EcoSta 2024: Start Registration
View Submission - EcoSta2024
A0855
Title: Asynchronous and distributed data augmentation for massive data settings Authors:  Kshitij Khare - University of Florida (United States) [presenting]
Abstract: Data augmentation (DA) algorithms are slow in massive data settings due to multiple passes through the entire data. This problem is addressed by developing a DA extension that exploits asynchronous and distributed computing. The extended DA algorithm is called asynchronous and distributed (AD)DA, with the original DA as its parent. Any ADDA is indexed by a parameter r in (0,1) and starts by dividing the entire data into k disjoint subsets and storing them on k processes.

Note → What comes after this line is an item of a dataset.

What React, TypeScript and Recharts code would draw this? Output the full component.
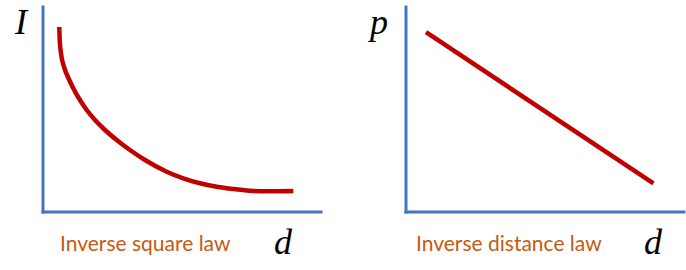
import { LineChart, Line, XAxis, YAxis, Label } from "recharts";

// inverse square law curve (0-100 scale)
const squareD = [
  5.86, 6.01, 6.47, 7.55, 9.46, 11.87, 13.31, 15.72, 18.71, 22.3, 26.51, 31.29,
  36.69, 44.5, 50.47, 56.47, 62.48, 68.45, 74.46, 80.47, 90.04,
];
const squareI = [
  90.24, 83.9, 77.41, 70.88, 64.39, 57.9, 54.63, 49.76, 44.88, 40.0, 35.12,
  30.24, 25.37, 19.66, 16.44, 14.0, 12.34, 11.22, 10.39, 10.1, 10.24,
];

// inverse distance law line
const distanceD = [7.2, 89.0];
const distanceP = [87.7, 14.0];

const titles = ["Inverse square law", "Inverse distance law"];
const yNames = ["I", "p"];
const xName = "d";

const AXIS = "#4472C4";
const LINE = "#C00000";
const ORANGE = "#C55A11";

const mathFont = {
  fontFamily: "'Liberation Serif', serif",
  fontStyle: "italic" as const,
  fontSize: 36,
  fill: "#000",
};

const captionFont = {
  fontFamily: "Lato, sans-serif",
  fontSize: 21,
  fill: ORANGE,
};

const squareData = squareD.map((d, i) => ({ d, v: squareI[i] }));
const distanceData = distanceD.map((d, i) => ({ d, v: distanceP[i] }));

function xLabel(title: string, titleDx: number, dDx: number) {
  return (props: any) => {
    const vb = props.viewBox || { x: 0, y: 0 };
    return (
      <g>
        <text x={vb.x + titleDx} y={vb.y + 39} {...captionFont}>
          {title}
        </text>
        <text x={vb.x + dDx} y={vb.y + 42} textAnchor="middle" {...mathFont}>
          {xName}
        </text>
      </g>
    );
  };
}

function yLabel(name: string, dx: number) {
  return (props: any) => {
    const vb = props.viewBox || { x: 0, y: 0 };
    return (
      <text x={vb.x + vb.width + dx} y={vb.y + 27} textAnchor="middle" {...mathFont}>
        {name}
      </text>
    );
  };
}

function Panel({
  data,
  left,
  right,
  title,
  yName,
  titleDx,
  dDx,
  yDx,
}: {
  data: { d: number; v: number }[];
  left: number;
  right: number;
  title: string;
  yName: string;
  titleDx: number;
  dDx: number;
  yDx: number;
}) {
  const axisLine = { stroke: AXIS, strokeWidth: 3, strokeLinecap: "square" as const };
  return (
    <LineChart
      width={343}
      height={270}
      data={data}
      margin={{ top: 7, right, bottom: 57, left: left - 1 }}
    >
      <XAxis
        dataKey="d"
        type="number"
        domain={[0, 100]}
        height={1}
        tick={false}
        tickLine={false}
        axisLine={axisLine}
      >
        <Label content={xLabel(title, titleDx, dDx)} />
      </XAxis>
      <YAxis
        type="number"
        domain={[0, 100]}
        width={1}
        tick={false}
        tickLine={false}
        axisLine={axisLine}
      >
        <Label content={yLabel(yName, yDx)} />
      </YAxis>
      <Line
        type="monotone"
        dataKey="v"
        stroke={LINE}
        strokeWidth={4.5}
        dot={false}
        activeDot={false}
        isAnimationActive={false}
      />
    </LineChart>
  );
}

export default function App() {
  return (
    <div
      style={{
        position: "absolute",
        left: 0,
        top: 0,
        width: 686,
        height: 270,
        background: "#fff",
        display: "flex",
      }}
    >
      <Panel
        data={squareData}
        left={43}
        right={22}
        title={titles[0]}
        yName={yNames[0]}
        titleDx={17}
        dDx={240}
        yDx={-22}
      />
      <Panel
        data={distanceData}
        left={63}
        right={2}
        title={titles[1]}
        yName={yNames[1]}
        titleDx={10}
        dDx={247}
        yDx={-27}
      />
    </div>
  );
}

Every iteration of ADDA augments only an r-fraction of the k data subsets with some positive probability and leaves the remaining (1-r)-fraction of the augmented data unchanged. The parameter draws are obtained using the r-fraction of new and (1-r)-fraction of old augmented data. It is shown that the ADDA Markov chain is Harris ergodic with the desired stationary distribution under mild conditions on the parent DA algorithm. ADDA is demonstrated to be significantly faster than its parent for many (k, r) choices in three representative models. The geometric ergodicity of the ADDA Markov chain is also established for all three models, which yields asymptotically valid standard errors for estimates of desired posterior quantities.